On the list:Maybe Carter can update the jacket of the book noting such acclaim. I'm astonished this was even noted by the Times, although the rest of the antique media seems to have ignored this. Just imagine if bin Laden recommended a book by a conservative author.
1. “The Israel Lobby and U.S. Foreign Policy,” by Stephen M. Walt, a professor of international affairs at the John F. Kennedy School of Government at Harvard, and John J. Mearsheimer, a political scientist at the University of Chicago. Published in 2007, the book argues that uncritical American support for Israel, shaped by powerful lobbying organizations like the American Israel Public Affairs Committee, does grave harm to both American and Israeli interests. The voice on the tape gives the title of the book as “The Israeli Lobby in the United States,” according to the SITE translation.
The book develops themes first explored by the authors in an essay published in 2006 by the London Review of Books, which generated a strong reaction from some Jewish groups. Tony Judt defended the authors against charges of anti-Semitism on the Op-Ed page of The New York Times the following month. Later that year, The London Review hosted a panel discussion in New York on the questions raised by the essay.
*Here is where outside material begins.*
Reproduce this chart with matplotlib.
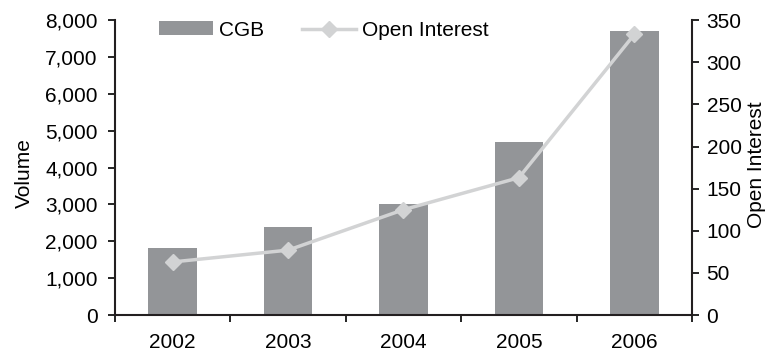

A complete transcript of that discussion and video of the the event are available online.
2. “Palestine: Peace Not Apartheid,” in which former President Jimmy Carter gives his views about how best to end the Arab-Israeli conflict, and criticizes Israeli treatment of Palestinians in the territories. While the voice on the tape does not mention this book by name, it calls on Americans to “read what your former president, Carter, wrote regarding Israeli racism against our people in Palestine,” in a characterization of the book that goes beyond Mr. Carter’s own language.